Re: Where is it written?

From: H. Peter Anvin (hpa@zytor.com)
Date: Fri Nov 10 2000 - 20:10:00 EST


Followup to: <20001110192751.A2766@munchkin.spectacle-pond.org>
By author: Michael Meissner <meissner@spectacle-pond.org>
In newsgroup: linux.dev.kernel
>
> Generally with ABIs you don't want to mess with it (otherwise you can't be
> guaranteed that a library built by somebody else will be compatible with your
> code, without all sorts of bits in the e_flags field). It allows multiple
> compilers to be provided that all interoperate (as long as they follow the same
> spec).
>
> Don't get me wrong -- in my 25 years of compiler hacking, I've never seen an
> ABI that I was completely happy with, including ABI's that I designed myself.
> ABIs by their nature are a compromise. That particular ABI was short sighted
> in that it wants only 32-bit alignment for doubles, instead of 64-bit alignment
> for instance, and also doesn't align the stack to higher alignment boundaries.
>

We can mess with the ABI, but it requires a wholescale rev of the
entire system. We have had such revs before -- each major rev of libc
is one -- but they are incredibly painful.
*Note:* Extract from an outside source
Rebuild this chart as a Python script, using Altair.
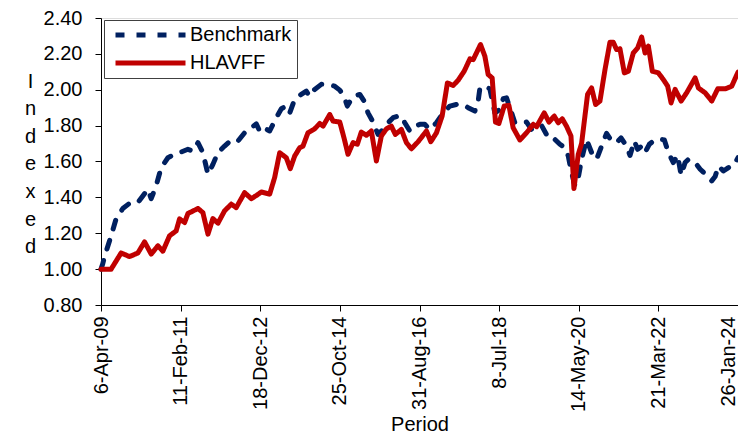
import altair as alt
import pandas as pd

START = "2009-04-06"
SERIES = ["Benchmark", "HLAVFF"]
COLORS = ["#002060", "#C00000"]
TICK_DATES = [(2009, 4, 6), (2011, 2, 11), (2012, 12, 18), (2014, 10, 25), (2016, 8, 31),
              (2018, 7, 8), (2020, 5, 14), (2022, 3, 21), (2024, 1, 26)]
Y_TICKS = [0.8, 1.0, 1.2, 1.4, 1.6, 1.8, 2.0, 2.2, 2.4]

# days since 6-Apr-09 and indexed values
bench_days = [0, 15, 30, 86, 128, 185, 242, 313, 355, 398, 426, 468, 511, 568, 625, 681, 738, 780,
              823, 865, 908, 950, 993, 1049, 1106, 1163, 1219, 1276, 1318, 1347, 1375, 1432, 1488,
              1531, 1573, 1602, 1644, 1700, 1743, 1772, 1814, 1870, 1927, 1984, 2027, 2063, 2091,
              2140, 2197, 2233, 2267, 2310, 2352, 2395, 2437, 2480, 2522, 2550, 2579, 2622, 2664,
              2707, 2749, 2792, 2848, 2905, 2962, 3018, 3075, 3117, 3174, 3202, 3217, 3259, 3301,
              3344, 3386, 3415, 3443, 3471, 3514, 3570, 3613, 3655, 3698, 3740, 3782, 3825, 3854,
              3896, 3939, 3967, 3995, 4024, 4052, 4080, 4122, 4165, 4207, 4245, 4292, 4335, 4377,
              4415, 4462, 4491, 4528, 4556, 4590, 4619, 4655, 4689, 4732, 4783, 4817, 4859, 4896,
              4925, 4959, 4987, 5044, 5087, 5142, 5185, 5214, 5242, 5284, 5327, 5369, 5408]
bench_vals = [1.00, 1.03, 1.07, 1.186, 1.28, 1.338, 1.367, 1.371, 1.408, 1.445, 1.393, 1.464, 1.566,
              1.621, 1.64, 1.653, 1.668, 1.658, 1.705, 1.65, 1.529, 1.584, 1.65, 1.686, 1.72, 1.714,
              1.76, 1.788, 1.81, 1.77, 1.79, 1.77, 1.844, 1.894, 1.909, 1.871, 1.946, 1.974, 1.992,
              1.964, 2.002, 2.03, 2.03, 2.02, 1.998, 1.964, 1.909, 1.964, 1.974, 1.937, 1.871, 1.82,
              1.751, 1.779, 1.816, 1.844, 1.853, 1.853, 1.816, 1.77, 1.797, 1.807, 1.807, 1.779,
              1.816, 1.871, 1.909, 1.918, 1.918, 1.90, 1.881, 1.937, 2.01, 2.02, 2.005, 1.871, 1.89,
              1.95, 1.955, 1.90, 1.816, 1.82, 1.82, 1.779, 1.782, 1.801, 1.751, 1.751, 1.723, 1.696,
              1.677, 1.63, 1.538, 1.464, 1.51, 1.612, 1.723, 1.65, 1.612, 1.677, 1.757, 1.714, 1.705,
              1.732, 1.686, 1.634, 1.714, 1.668, 1.686, 1.65, 1.696, 1.714, 1.727, 1.72, 1.65, 1.594,
              1.634, 1.523, 1.594, 1.612, 1.594, 1.557, 1.523, 1.492, 1.516, 1.575, 1.547, 1.566,
              1.575, 1.621]

fund_days = [0, 86, 171, 242, 313, 370, 426, 483, 525, 582, 638, 667, 710, 738, 823, 865, 908, 950,
             993, 1049, 1106, 1148, 1219, 1276, 1318, 1361, 1432, 1474, 1517, 1573, 1607, 1644,
             1687, 1715, 1757, 1814, 1857, 1885, 1942, 1970, 2027, 2063, 2097, 2140, 2176, 2210,
             2253, 2295, 2338, 2380, 2423, 2465, 2499, 2550, 2593, 2635, 2692, 2763, 2800, 2848,
             2896, 2941, 2990, 3032, 3083, 3132, 3160, 3222, 3259, 3287, 3321, 3349, 3378, 3423,
             3463, 3499, 3556, 3613, 3670, 3698, 3763, 3803, 3848, 3882, 3916, 3952, 3990, 4015,
             4052, 4080, 4131, 4165, 4199, 4236, 4279, 4321, 4349, 4377, 4406, 4443, 4477, 4519,
             4556, 4590, 4619, 4647, 4681, 4732, 4774, 4811, 4840, 4874, 4925, 4972, 5044, 5072,
             5129, 5185, 5236, 5299, 5355, 5408]
fund_vals = [1.00, 1.00, 1.09, 1.07, 1.09, 1.152, 1.084, 1.13, 1.10, 1.186, 1.213, 1.28, 1.26, 1.31,
             1.338, 1.315, 1.195, 1.282, 1.256, 1.325, 1.362, 1.343, 1.426, 1.393, 1.41, 1.43, 1.418,
             1.51, 1.649, 1.621, 1.56, 1.63, 1.677, 1.686, 1.76, 1.782, 1.812, 1.797, 1.862, 1.825,
             1.82, 1.732, 1.64, 1.705, 1.696, 1.764, 1.746, 1.77, 1.603, 1.742, 1.782, 1.797, 1.751,
             1.779, 1.705, 1.671, 1.71, 1.77, 1.71, 1.76, 1.853, 2.038, 2.024, 2.053, 2.103, 2.172,
             2.168, 2.252, 2.187, 2.085, 2.066, 1.82, 1.812, 1.909, 1.913, 1.788, 1.72, 1.76, 1.807,
             1.794, 1.871, 1.82, 1.853, 1.816, 1.838, 1.797, 1.742, 1.449, 1.64, 1.70, 1.974, 2.01,
             1.918, 1.937, 2.113, 2.265, 2.265, 2.224, 2.228, 2.094, 2.103, 2.205, 2.233, 2.294,
             2.205, 2.243, 2.103, 2.094, 2.057, 2.02, 1.927, 2.002, 1.937, 1.983, 2.066, 2.01, 1.983,
             1.937, 2.005, 2.005, 2.02, 2.098]

start = pd.Timestamp(START)
frames = []
for name, days, vals in [(SERIES[0], bench_days, bench_vals), (SERIES[1], fund_days, fund_vals)]:
    frames.append(pd.DataFrame({
        "date": start + pd.to_timedelta(days, unit="D"),
        "value": vals,
        "series": name,
    }))
df = pd.concat(frames, ignore_index=True)

tick_values = [alt.DateTime(year=y, month=m, date=d) for (y, m, d) in TICK_DATES]
FONT = "Liberation Sans"

legend = alt.Legend(
    title=None, orient="none", legendX=3, legendY=2,
    symbolType="M-1,0H9.77", symbolSize=169, symbolStrokeWidth=5, symbolOffset=3,
    labelOffset=58, labelFontSize=20, labelFont=FONT, labelColor="black",
    padding=5, rowPadding=8, fillColor="white", strokeColor="#404040",
)

chart = alt.Chart(df).mark_line(strokeWidth=5, strokeCap="round", strokeJoin="round").encode(
    x=alt.X("date:T",
            scale=alt.Scale(domain=[tick_values[0], tick_values[-1]], nice=False),
            axis=alt.Axis(title="Period", values=tick_values, format="%-d-%b-%y",
                          labelAngle=270, labelFontSize=20, labelPadding=5, tickSize=6,
                          labelBaseline={"condition": {"test": "datum.index > 0.99",
                                                       "value": "bottom"},
                                         "value": "middle"},
                          titleFontSize=20, titleFontWeight="normal", titlePadding=3,
                          grid=False, domainColor="black", tickColor="black",
                          labelColor="black", titleColor="black",
                          labelFont=FONT, titleFont=FONT)),
    y=alt.Y("value:Q",
            scale=alt.Scale(domain=[0.8, 2.4], nice=False, zero=False),
            axis=alt.Axis(title=["I", "n", "d", "e", "x", "e", "d"], values=Y_TICKS,
                          format=".2f", labelFontSize=20, labelPadding=13, tickSize=6,
                          titleAngle=0, titleX=-71, titleY=69, titleAlign="center",
                          titleBaseline="alphabetic", titleLineHeight=27.6,
                          titleFontSize=20, titleFontWeight="normal", grid=False,
                          domainColor="black", tickColor="black", labelColor="black",
                          titleColor="black", labelFont=FONT, titleFont=FONT)),
    color=alt.Color("series:N", scale=alt.Scale(domain=SERIES, range=COLORS), legend=legend),
    strokeDash=alt.StrokeDash("series:N",
                              scale=alt.Scale(domain=SERIES, range=[[9, 12], [1, 0]]),
                              legend=legend),
).properties(
    width=637, height=287,
    autosize=alt.AutoSizeParams(type="none"),
    padding={"left": 93, "top": 10, "right": 0, "bottom": 129},
).configure_view(
    fill="#B7DDE8", stroke="#404040", strokeWidth=1.5
).configure(font=FONT)

chart.save("out.html", embed_options={"renderer": "svg", "actions": False})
However, if we find
ourselves in a situation where there are enough reasons to introduce
libc.so.7 then perhaps looking at some revs to the ABI might be in
order -- passing arguments in registers and aligning the stack to 64
bits probably would be the main items.

        -hpa

-- 
<hpa@transmeta.com> at work, <hpa@zytor.com> in private!
"Unix gives you enough rope to shoot yourself in the foot."